[Pharm-policy] Jerusalem Post: New regulations make drug market more competitive

James Love love@cptech.org
Wed, 31 May 2000 13:35:14 -0400


http://www.jpost.com/Editions/2000/05/30/Health/Health.7481.html

New regulations make drug market more
competitive
By Judy Siegel

(May 30) - Health Minister Shlomo Benizri and Justice
Minister Yossi Beilin hurriedly signed long-awaited
regulations yesterday, allowing parallel imports of many
prescription and over-the-counter medications that open
the market to competition for the first time. 

Benizri said the change will significantly lower the price of
drugs, as they may be brought in by other middlemen and
from other parts of the world, rather than via importers that
have exclusivity agreements with manufacturers. 

The two rushed to sign it after being required by the High
Court of Justice to explain their reasons for not
implementing the changes in the Pharmacists Law - passed
by the Knesset in February 1999. 

The suit was brought against the ministers by Clalit Health
Services, which has much to gain in reduced prices for
drugs that it and other the other health funds must subsidize
for their members. 

However, there was intensive lobbying against it by Israeli
subsidiaries of international pharmaceutical companies and
the giant foreign companies themselves, and the Health
Ministry also needed time to set down limitations to protect
public health. 

The Health Ministry said yesterday that it "demanded the
reform" as a result of high prices for certain medications
that put a heavy burden on individual patients and health
funds subsidizing them for their members. 

The new regulations go into effect on September 1. The
ministry said it would follow and observe developments in
the local pharmaceutical market to ensure "the supply of
high-quality and cheap medications as far as possible for
the entire public." 

Clalit director-general Dr. Yitzhak Peterburg said that "a
new era has begun to integrate Israel with other Western
countries and ends the period of monopoly that Israeli drug
importers enjoyed." 

He predicted that the changes will save the health system
and the general public tens of millions of shekels a year. 

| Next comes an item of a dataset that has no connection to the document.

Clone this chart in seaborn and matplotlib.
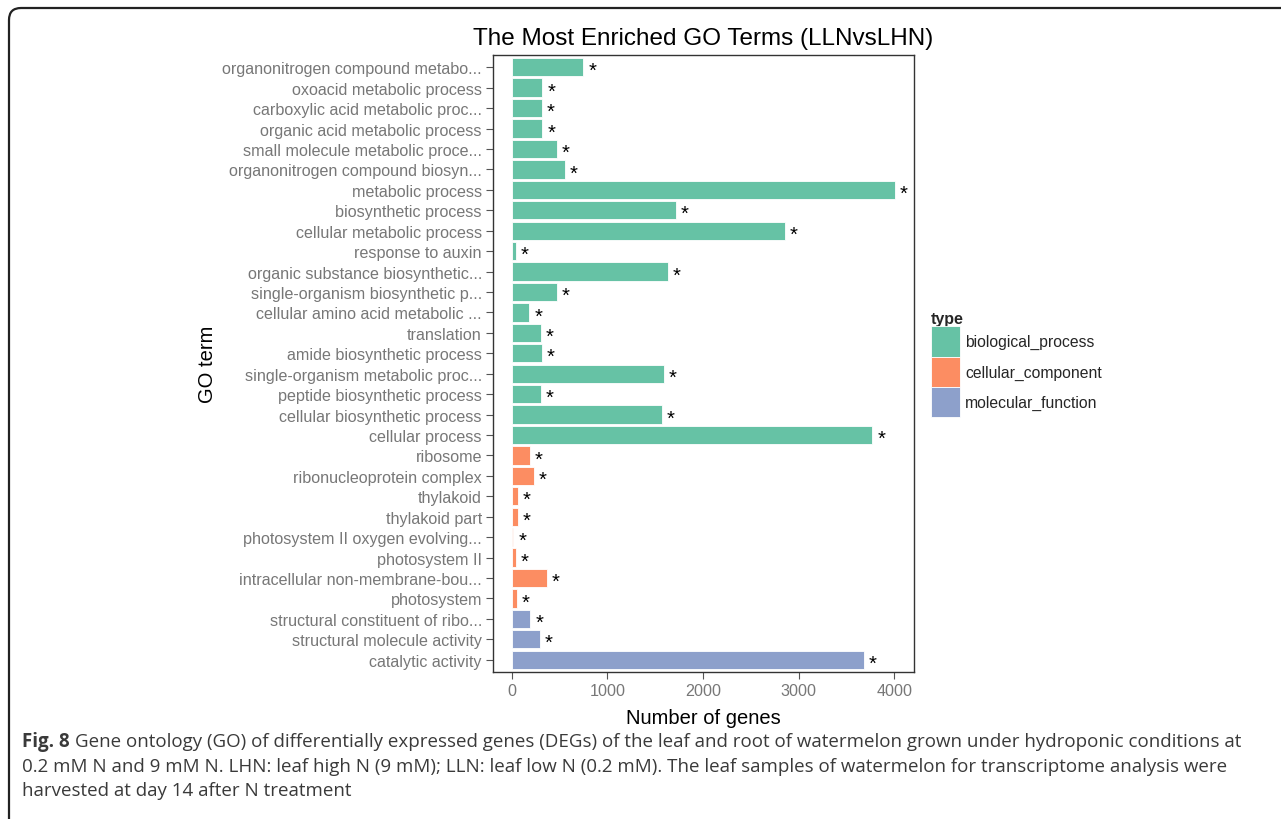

Finance Ministry budget chief David Milgrom had protested
the delay in signing the regulations, stating that it "disrupts
the process of savings in the health system, harms the
financial condition of the health funds, as well as that of the
public." 

Clalit gave several examples of savings under competition:
26 percent less for Evista (an anti-osteoporosis and
anti-breast cancer drug; 69% less for Macrodantin for
urinary infections; and 30% less for Pentasa, a drug for
ulcerative colitis. 

But Sophie Karnowski, managing director of Merck Sharp
& Dohme-Israel, said the approval was "very unfortunate
and a step backwards in the protection of intellectual
property." 

She also said public health could be endangered. With
middlemen transporting and storing drugs under
less-than-optimal conditions and even possibly
counterfeiting drugs, patients will not always be able to
know what they are getting, she said.